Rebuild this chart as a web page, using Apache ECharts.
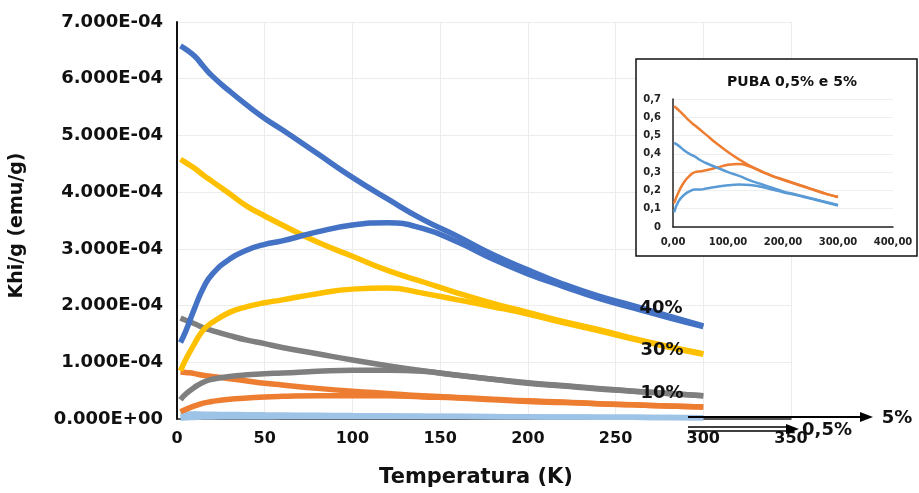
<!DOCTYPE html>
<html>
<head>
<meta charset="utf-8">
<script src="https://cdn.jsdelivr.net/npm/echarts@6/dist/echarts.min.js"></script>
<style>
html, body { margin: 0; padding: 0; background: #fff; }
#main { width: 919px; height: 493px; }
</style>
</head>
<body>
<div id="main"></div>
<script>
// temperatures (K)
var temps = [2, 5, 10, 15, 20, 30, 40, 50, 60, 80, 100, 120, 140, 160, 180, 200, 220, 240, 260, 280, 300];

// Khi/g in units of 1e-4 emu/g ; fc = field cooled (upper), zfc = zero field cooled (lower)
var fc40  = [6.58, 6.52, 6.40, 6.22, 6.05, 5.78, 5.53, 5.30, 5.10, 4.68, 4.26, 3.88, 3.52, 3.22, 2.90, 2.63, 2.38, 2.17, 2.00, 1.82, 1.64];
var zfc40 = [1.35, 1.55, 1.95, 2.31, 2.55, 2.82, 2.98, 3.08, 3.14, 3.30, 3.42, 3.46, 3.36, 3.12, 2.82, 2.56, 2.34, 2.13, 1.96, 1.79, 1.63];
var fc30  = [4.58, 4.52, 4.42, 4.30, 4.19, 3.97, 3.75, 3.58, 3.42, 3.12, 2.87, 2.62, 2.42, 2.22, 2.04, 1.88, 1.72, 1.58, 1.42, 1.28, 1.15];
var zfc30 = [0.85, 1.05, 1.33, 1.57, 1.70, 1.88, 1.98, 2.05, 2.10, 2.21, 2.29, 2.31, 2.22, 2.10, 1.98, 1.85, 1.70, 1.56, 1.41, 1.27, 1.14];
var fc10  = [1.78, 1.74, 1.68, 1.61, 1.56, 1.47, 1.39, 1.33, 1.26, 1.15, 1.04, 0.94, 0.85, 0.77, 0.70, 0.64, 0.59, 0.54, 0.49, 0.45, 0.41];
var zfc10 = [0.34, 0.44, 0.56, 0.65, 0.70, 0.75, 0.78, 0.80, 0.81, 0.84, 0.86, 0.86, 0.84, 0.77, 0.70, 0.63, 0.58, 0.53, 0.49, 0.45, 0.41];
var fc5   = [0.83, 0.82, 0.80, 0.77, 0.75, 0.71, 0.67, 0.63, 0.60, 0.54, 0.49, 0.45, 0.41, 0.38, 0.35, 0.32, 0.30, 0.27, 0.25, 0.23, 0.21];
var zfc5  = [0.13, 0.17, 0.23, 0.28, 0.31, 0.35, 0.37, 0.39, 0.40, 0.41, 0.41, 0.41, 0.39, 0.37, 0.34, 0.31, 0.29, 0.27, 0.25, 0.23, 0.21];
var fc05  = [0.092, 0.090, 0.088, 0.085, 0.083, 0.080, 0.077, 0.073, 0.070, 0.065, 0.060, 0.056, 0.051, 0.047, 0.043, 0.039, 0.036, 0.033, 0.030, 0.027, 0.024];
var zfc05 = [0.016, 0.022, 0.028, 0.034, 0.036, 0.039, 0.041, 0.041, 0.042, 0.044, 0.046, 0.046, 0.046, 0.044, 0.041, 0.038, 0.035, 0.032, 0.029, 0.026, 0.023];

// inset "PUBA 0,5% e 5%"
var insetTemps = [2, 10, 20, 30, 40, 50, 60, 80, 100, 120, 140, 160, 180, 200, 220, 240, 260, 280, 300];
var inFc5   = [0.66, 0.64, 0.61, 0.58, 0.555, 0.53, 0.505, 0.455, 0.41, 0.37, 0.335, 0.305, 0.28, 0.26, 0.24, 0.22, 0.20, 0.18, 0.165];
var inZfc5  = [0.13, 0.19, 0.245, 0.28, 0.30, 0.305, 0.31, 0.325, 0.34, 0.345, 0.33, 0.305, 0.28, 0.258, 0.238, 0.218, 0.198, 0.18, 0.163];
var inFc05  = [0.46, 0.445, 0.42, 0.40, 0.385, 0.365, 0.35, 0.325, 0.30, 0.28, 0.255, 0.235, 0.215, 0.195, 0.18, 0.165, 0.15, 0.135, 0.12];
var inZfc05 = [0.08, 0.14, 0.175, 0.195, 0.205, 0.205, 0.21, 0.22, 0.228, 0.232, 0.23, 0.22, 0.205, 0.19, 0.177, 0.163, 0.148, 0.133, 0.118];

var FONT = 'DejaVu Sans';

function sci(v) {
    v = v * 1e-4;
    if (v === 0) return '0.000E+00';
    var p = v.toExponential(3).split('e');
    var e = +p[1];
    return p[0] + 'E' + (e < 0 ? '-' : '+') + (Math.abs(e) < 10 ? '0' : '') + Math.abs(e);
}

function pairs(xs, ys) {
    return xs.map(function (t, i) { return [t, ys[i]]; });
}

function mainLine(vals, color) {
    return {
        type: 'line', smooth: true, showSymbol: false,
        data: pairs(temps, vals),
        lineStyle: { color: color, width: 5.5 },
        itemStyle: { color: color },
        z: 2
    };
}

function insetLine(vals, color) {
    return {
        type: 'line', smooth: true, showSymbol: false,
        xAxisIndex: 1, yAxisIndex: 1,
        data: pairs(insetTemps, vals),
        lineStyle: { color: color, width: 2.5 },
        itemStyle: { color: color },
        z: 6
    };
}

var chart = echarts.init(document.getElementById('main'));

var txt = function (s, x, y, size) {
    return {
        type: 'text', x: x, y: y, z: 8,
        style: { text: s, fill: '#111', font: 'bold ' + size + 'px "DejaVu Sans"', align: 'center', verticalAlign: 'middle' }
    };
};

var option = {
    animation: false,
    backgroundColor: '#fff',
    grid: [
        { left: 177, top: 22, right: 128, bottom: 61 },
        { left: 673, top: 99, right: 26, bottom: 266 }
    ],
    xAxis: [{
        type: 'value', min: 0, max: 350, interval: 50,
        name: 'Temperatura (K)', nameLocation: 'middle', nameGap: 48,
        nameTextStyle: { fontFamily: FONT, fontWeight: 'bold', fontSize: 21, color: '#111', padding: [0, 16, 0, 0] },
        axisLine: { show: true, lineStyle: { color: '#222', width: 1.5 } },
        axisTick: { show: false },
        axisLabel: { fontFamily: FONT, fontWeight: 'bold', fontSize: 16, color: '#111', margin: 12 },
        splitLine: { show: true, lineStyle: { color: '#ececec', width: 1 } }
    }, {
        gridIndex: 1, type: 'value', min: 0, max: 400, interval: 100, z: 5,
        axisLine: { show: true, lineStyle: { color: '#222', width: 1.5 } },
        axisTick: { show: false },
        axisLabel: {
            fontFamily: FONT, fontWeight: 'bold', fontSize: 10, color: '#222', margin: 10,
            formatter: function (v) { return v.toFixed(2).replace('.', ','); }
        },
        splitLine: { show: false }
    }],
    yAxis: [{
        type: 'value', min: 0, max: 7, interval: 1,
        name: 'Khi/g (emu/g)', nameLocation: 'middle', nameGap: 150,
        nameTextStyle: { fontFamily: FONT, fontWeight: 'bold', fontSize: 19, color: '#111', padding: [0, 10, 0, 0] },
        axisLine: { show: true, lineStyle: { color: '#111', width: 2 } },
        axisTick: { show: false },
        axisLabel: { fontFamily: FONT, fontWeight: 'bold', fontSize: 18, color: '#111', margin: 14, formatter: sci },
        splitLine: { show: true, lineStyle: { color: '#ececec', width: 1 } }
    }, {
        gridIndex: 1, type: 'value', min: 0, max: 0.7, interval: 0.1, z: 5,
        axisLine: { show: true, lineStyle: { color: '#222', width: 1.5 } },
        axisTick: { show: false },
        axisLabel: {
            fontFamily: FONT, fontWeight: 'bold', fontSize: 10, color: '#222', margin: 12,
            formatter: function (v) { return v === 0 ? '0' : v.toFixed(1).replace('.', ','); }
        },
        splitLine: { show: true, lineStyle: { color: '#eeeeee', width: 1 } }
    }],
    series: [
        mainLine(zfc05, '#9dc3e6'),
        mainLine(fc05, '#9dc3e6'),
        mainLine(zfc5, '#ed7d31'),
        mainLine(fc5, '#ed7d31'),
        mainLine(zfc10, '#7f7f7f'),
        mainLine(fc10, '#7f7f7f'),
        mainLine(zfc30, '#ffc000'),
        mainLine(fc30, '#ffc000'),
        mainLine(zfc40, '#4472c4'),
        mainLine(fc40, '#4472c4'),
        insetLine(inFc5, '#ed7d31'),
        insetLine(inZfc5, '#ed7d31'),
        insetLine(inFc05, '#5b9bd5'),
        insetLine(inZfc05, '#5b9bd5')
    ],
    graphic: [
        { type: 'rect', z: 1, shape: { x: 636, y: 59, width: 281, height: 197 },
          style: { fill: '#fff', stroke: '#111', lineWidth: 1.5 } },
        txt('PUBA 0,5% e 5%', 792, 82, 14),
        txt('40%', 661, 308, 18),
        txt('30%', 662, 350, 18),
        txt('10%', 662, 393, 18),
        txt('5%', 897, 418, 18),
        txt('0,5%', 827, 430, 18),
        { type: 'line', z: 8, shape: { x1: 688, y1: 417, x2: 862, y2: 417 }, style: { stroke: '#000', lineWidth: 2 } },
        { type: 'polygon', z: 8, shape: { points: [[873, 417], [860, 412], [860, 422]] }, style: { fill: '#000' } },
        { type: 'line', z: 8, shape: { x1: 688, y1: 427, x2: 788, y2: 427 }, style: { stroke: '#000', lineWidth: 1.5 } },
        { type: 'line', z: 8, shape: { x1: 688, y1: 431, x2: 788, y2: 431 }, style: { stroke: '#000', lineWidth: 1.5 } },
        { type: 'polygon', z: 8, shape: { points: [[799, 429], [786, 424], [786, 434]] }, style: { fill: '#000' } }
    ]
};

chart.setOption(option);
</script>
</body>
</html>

→ Given exercise:
Please quote the lines of the material, beginning with the first and ending with the one that contains "0.029, 0.026, 0.023];", exactly as written and without any pictures.

→ The completed task:
Rebuild this chart as a web page, using Apache ECharts.
<!DOCTYPE html>
<html>
<head>
<meta charset="utf-8">
<script src="https://cdn.jsdelivr.net/npm/echarts@6/dist/echarts.min.js"></script>
<style>
html, body { margin: 0; padding: 0; background: #fff; }
#main { width: 919px; height: 493px; }
</style>
</head>
<body>
<div id="main"></div>
<script>
// temperatures (K)
var temps = [2, 5, 10, 15, 20, 30, 40, 50, 60, 80, 100, 120, 140, 160, 180, 200, 220, 240, 260, 280, 300];

// Khi/g in units of 1e-4 emu/g ; fc = field cooled (upper), zfc = zero field cooled (lower)
var fc40  = [6.58, 6.52, 6.40, 6.22, 6.05, 5.78, 5.53, 5.30, 5.10, 4.68, 4.26, 3.88, 3.52, 3.22, 2.90, 2.63, 2.38, 2.17, 2.00, 1.82, 1.64];
var zfc40 = [1.35, 1.55, 1.95, 2.31, 2.55, 2.82, 2.98, 3.08, 3.14, 3.30, 3.42, 3.46, 3.36, 3.12, 2.82, 2.56, 2.34, 2.13, 1.96, 1.79, 1.63];
var fc30  = [4.58, 4.52, 4.42, 4.30, 4.19, 3.97, 3.75, 3.58, 3.42, 3.12, 2.87, 2.62, 2.42, 2.22, 2.04, 1.88, 1.72, 1.58, 1.42, 1.28, 1.15];
var zfc30 = [0.85, 1.05, 1.33, 1.57, 1.70, 1.88, 1.98, 2.05, 2.10, 2.21, 2.29, 2.31, 2.22, 2.10, 1.98, 1.85, 1.70, 1.56, 1.41, 1.27, 1.14];
var fc10  = [1.78, 1.74, 1.68, 1.61, 1.56, 1.47, 1.39, 1.33, 1.26, 1.15, 1.04, 0.94, 0.85, 0.77, 0.70, 0.64, 0.59, 0.54, 0.49, 0.45, 0.41];
var zfc10 = [0.34, 0.44, 0.56, 0.65, 0.70, 0.75, 0.78, 0.80, 0.81, 0.84, 0.86, 0.86, 0.84, 0.77, 0.70, 0.63, 0.58, 0.53, 0.49, 0.45, 0.41];
var fc5   = [0.83, 0.82, 0.80, 0.77, 0.75, 0.71, 0.67, 0.63, 0.60, 0.54, 0.49, 0.45, 0.41, 0.38, 0.35, 0.32, 0.30, 0.27, 0.25, 0.23, 0.21];
var zfc5  = [0.13, 0.17, 0.23, 0.28, 0.31, 0.35, 0.37, 0.39, 0.40, 0.41, 0.41, 0.41, 0.39, 0.37, 0.34, 0.31, 0.29, 0.27, 0.25, 0.23, 0.21];
var fc05  = [0.092, 0.090, 0.088, 0.085, 0.083, 0.080, 0.077, 0.073, 0.070, 0.065, 0.060, 0.056, 0.051, 0.047, 0.043, 0.039, 0.036, 0.033, 0.030, 0.027, 0.024];
var zfc05 = [0.016, 0.022, 0.028, 0.034, 0.036, 0.039, 0.041, 0.041, 0.042, 0.044, 0.046, 0.046, 0.046, 0.044, 0.041, 0.038, 0.035, 0.032, 0.029, 0.026, 0.023];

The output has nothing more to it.